A shooting early Sunday left three people dead and a fourth wounded. Someone was wounded in another shooting in early May. Broad Ripple Village Association Executive Director Jordan Dillon says the violence has left people who live and work in Broad Ripple feeling defeated and deflated.
“For the majority of the people who have their business here, they know what the village can be and what it has been,” she said. “And right now, it’s lacking.”
Dillon says the group is asking the city to consider implementing a gun-free zone in the neighborhood as a result of the shooting. She also added the association is not yet sure whether it would apply merely to businesses or also to streets and sidewalks, but the group is open to any option that could work.
THE CITY V. THE STATE
During a news conference about the shootings on Sunday, Mayor Joe Hogsett blamed the General Assembly’s Republican supermajority for exacerbating the violence problem. He says looser gun laws such as permitless carry have increased the likelihood that people will turn to guns to solve their problems.
“When (the shooters) were empowered by a set of reckless policies that are designed to ensure that the simplest solutions aren’t on the table, tragic events like early this morning happen,” he said. “This may be what they want, but it is not what we are willing to accept.”
On Monday, Sen. Jack Sandlin, R-Indianapolis, says he disputed Hogsett’s characterization. He said the state has held large-scale events for years under its gun laws without any incident.
Sandlin, who served for 20 years in what was then the Indianapolis Police Department, says Haughville went through something similar to Broad Ripple’s problems during his time on the force.
He says officials resolved it by dedicating more officers to the area and working with residents on issues they identified as priorities, such as clearing alleys.
“I don’t see the current administration at that level of engagement,” he said. “It’s really nice to see the mayor, after seven and a half years, engage and take an interest in public policy as it deals with crime in the city. I mean, he’s been really absent all the time he’s been the mayor.”
Sandlin says state law already allows a business to prohibit its patrons from carrying firearms on the premises.
He also says there is nothing wrong under state law with a gun-free zone being declared for a particular event with a private contractor, such as the recent Garfield Park concert, but a gun-free zone applied to public right-of-ways such as city streets could lead to a court challenge.
WHAT BUSINESS OWNERS WANT
The gun-free zone idea got a mixed reception on the streets of Broad Ripple.

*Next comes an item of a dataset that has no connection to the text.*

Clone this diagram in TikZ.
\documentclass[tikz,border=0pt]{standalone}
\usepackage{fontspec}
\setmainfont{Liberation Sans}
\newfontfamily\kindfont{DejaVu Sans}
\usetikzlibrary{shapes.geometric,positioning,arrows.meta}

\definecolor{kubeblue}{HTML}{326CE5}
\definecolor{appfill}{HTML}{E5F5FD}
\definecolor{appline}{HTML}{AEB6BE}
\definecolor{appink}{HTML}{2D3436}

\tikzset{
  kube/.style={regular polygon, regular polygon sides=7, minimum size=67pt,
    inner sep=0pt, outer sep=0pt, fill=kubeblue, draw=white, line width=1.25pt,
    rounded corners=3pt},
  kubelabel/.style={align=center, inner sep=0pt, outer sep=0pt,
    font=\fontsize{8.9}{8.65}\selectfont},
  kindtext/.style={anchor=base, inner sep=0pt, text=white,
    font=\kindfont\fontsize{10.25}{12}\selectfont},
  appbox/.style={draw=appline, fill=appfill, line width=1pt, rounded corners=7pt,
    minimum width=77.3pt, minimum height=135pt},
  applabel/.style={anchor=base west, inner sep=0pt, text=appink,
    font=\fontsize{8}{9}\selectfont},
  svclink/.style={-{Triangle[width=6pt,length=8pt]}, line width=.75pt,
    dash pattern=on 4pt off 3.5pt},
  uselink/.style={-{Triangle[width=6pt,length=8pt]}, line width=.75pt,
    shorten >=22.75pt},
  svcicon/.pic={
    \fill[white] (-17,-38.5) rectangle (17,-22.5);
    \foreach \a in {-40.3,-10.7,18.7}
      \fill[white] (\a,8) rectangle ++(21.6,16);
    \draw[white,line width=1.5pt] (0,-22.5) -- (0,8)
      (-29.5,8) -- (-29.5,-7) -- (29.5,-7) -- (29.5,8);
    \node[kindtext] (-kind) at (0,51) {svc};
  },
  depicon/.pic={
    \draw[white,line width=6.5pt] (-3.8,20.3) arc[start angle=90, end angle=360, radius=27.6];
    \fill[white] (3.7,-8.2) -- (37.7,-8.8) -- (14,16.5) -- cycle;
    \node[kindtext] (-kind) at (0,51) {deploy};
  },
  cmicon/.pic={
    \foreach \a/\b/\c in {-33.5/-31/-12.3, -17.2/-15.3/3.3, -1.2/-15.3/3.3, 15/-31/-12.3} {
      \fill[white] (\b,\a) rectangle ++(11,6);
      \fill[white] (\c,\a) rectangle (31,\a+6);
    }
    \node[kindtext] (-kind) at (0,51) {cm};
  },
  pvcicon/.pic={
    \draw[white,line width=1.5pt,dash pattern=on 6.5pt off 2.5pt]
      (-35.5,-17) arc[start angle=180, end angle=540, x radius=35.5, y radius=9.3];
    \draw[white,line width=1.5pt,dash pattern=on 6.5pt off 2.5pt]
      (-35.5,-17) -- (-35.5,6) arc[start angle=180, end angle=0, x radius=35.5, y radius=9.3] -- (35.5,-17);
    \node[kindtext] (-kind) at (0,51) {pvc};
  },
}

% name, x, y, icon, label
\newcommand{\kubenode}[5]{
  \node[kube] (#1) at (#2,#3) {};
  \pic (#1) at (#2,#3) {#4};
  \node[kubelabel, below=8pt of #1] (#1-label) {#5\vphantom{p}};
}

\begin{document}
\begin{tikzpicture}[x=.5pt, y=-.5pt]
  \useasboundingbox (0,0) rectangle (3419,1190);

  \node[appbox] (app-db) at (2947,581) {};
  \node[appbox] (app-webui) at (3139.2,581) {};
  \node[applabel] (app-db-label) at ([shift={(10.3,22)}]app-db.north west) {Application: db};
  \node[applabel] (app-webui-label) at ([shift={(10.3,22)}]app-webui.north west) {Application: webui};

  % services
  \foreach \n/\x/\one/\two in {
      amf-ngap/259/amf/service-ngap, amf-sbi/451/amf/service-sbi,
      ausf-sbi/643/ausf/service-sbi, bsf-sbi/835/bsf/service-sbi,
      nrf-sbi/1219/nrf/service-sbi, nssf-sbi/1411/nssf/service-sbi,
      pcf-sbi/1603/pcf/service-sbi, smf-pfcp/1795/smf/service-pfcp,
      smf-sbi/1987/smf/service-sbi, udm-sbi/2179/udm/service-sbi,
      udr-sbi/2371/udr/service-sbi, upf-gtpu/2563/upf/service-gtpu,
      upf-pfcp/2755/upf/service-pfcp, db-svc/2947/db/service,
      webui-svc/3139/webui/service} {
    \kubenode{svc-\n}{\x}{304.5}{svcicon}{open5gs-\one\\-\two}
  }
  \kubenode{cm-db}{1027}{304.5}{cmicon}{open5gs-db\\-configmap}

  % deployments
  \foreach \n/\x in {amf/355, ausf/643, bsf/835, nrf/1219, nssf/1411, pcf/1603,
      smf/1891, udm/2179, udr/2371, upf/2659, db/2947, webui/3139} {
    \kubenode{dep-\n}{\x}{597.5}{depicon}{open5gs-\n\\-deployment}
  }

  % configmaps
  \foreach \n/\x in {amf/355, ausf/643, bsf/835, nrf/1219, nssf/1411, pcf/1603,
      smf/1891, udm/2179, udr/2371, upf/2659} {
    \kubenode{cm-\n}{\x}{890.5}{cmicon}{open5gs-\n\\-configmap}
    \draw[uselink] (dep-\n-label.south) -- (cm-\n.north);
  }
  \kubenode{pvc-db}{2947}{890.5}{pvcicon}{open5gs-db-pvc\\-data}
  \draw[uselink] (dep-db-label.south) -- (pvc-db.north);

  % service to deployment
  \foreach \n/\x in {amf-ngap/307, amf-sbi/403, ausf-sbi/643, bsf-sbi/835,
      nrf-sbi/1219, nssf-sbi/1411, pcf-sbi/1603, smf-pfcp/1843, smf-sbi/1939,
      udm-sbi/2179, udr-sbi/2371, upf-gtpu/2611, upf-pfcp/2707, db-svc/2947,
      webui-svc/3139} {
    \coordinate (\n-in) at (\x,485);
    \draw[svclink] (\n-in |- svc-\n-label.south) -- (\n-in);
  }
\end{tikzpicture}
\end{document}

Jennifer Velasco, a longtime business owner and resident of Broad Ripple, says the idea is long overdue and city officials should take it a step further with a curfew. Someone fired a bullet through one of her store’s windows during a shooting a couple of years ago, so she has sustained property damage in the past.

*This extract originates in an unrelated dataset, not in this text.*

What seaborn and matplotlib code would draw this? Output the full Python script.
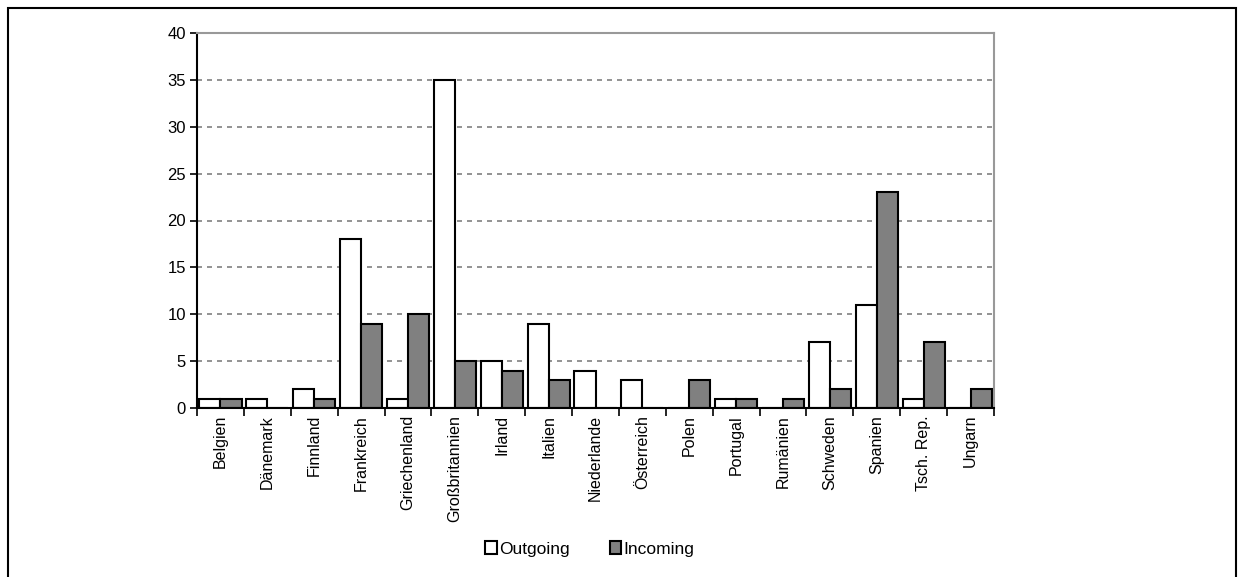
import matplotlib
matplotlib.use("Agg")
import matplotlib.pyplot as plt
import seaborn as sns
import pandas as pd
import numpy as np
from matplotlib.patches import Rectangle, Patch

countries = ["Belgien", "Dänemark", "Finnland", "Frankreich", "Griechenland",
             "Großbritannien", "Irland", "Italien", "Niederlande", "Österreich",
             "Polen", "Portugal", "Rumänien", "Schweden", "Spanien",
             "Tsch. Rep.", "Ungarn"]
outgoing = [1, 1, 2, 18, 1, 35, 5, 9, 4, 3, 0, 1, 0, 7, 11, 1, 0]
incoming = [1, 0, 1, 9, 10, 5, 4, 3, 0, 0, 3, 1, 1, 2, 23, 7, 2]
series_names = ["Outgoing", "Incoming"]
series_colors = ["#FFFFFF", "#808080"]
y_ticks = [0, 5, 10, 15, 20, 25, 30, 35, 40]

df = pd.DataFrame({
    "Land": countries * 2,
    "Anzahl": outgoing + incoming,
    "Richtung": [series_names[0]] * len(countries) + [series_names[1]] * len(countries),
})

sns.set_theme(style="white")
plt.rcParams["font.family"] = ["Liberation Sans", "DejaVu Sans"]
plt.rcParams["text.color"] = "black"
plt.rcParams["xtick.color"] = "black"
plt.rcParams["ytick.color"] = "black"
plt.rcParams["xtick.labelcolor"] = "black"
plt.rcParams["ytick.labelcolor"] = "black"

fig = plt.figure(figsize=(12.42, 5.77), dpi=100)
ax = fig.add_axes([197 / 1242, 1 - 408 / 577, (994 - 197) / 1242, (408 - 33) / 577])

sns.barplot(data=df, x="Land", y="Anzahl", hue="Richtung", order=countries,
            hue_order=series_names, palette=series_colors, width=0.9,
            edgecolor="black", linewidth=1.5, saturation=1, ax=ax, legend=False)

ax.set_xlim(-0.5, len(countries) - 0.5)
ax.set_ylim(0, 40)
ax.set_xlabel("")
ax.set_ylabel("")

# y axis
ax.set_yticks(y_ticks)
ax.set_yticklabels([str(v) for v in y_ticks], fontsize=12)
ax.tick_params(axis="y", direction="out", length=5, width=1.2, color="black",
               left=True, pad=3)

# category boundaries carry the ticks, labels sit at the centres
ax.set_xticks(np.arange(-0.5, len(countries), 1.0))
ax.set_xticklabels([])
ax.set_xticks(np.arange(len(countries)), minor=True)
ax.set_xticklabels(countries, minor=True, rotation=90, fontsize=11.5)
ax.tick_params(axis="x", which="major", direction="out", length=6, width=1.2,
               color="black", bottom=True)
ax.tick_params(axis="x", which="minor", length=0, pad=5)

# gridlines
ax.set_axisbelow(True)
for v in y_ticks[1:-1]:
    ax.axhline(v, color="#808080", linestyle=(0, (3, 3)), linewidth=1.2, zorder=0)

for side in ["left", "bottom"]:
    ax.spines[side].set_color("black")
    ax.spines[side].set_linewidth(1.5)
for side in ["top", "right"]:
    ax.spines[side].set_visible(True)
    ax.spines[side].set_color("#999999")
    ax.spines[side].set_linewidth(1.5)

# legend below the plot
handles = [Patch(facecolor=c, edgecolor="black", linewidth=1.5, label=n)
           for c, n in zip(series_colors, series_names)]
fig.legend(handles=handles, loc="center", bbox_to_anchor=(590 / 1242, 1 - 549 / 577),
           ncol=2, frameon=False, fontsize=12.5, handlelength=0.65, handleheight=0.8,
           handletextpad=0.15, columnspacing=2.3)

# outer chart frame
fig.patches.append(Rectangle((8 / 1242, -0.05), (1236 - 8) / 1242, 1.05 - 8 / 577,
                             transform=fig.transFigure, fill=False,
                             edgecolor="black", linewidth=1.5))

fig.savefig("out.png", dpi=100, facecolor="white")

“I think (the gun-free zone) might be a deterrent,” she said. “I don’t know how they plan on enforcing it but they need some different ideas. We have all the video cameras and that has helped but, apparently, it’s not enough.”
Bill Ficca says he wasn’t so sure about the gun-free zone idea. He says criminals are not going to pay attention to any such ordinances. Ficca, who owns or co-owns several bars and restaurants in the area, says the city should instead focus on large groups congregating in empty parking lots in the early morning hours.
“A lot of these people are in parking lots where the owner of the parking lot is collecting (businesses’) rent, and they are ‘hear no evil, speak no evil, see no evil,’” he said. “They need to be involved. They need to spend money the way the bars do to secure their lots, the same way we have to secure our establishments.”
Dillon says both Velasco’s and Ficca’s ideas are worth exploring, as well. She says the association is working with lawyers to figure out their best option.
Mayor Joe Hogsett’s office says he will release a plan for combating gun violence in Broad Ripple later this week. Hogsett on Sunday said IMPD will meet with the owners of properties that have become hotspots for violence in Broad Ripple.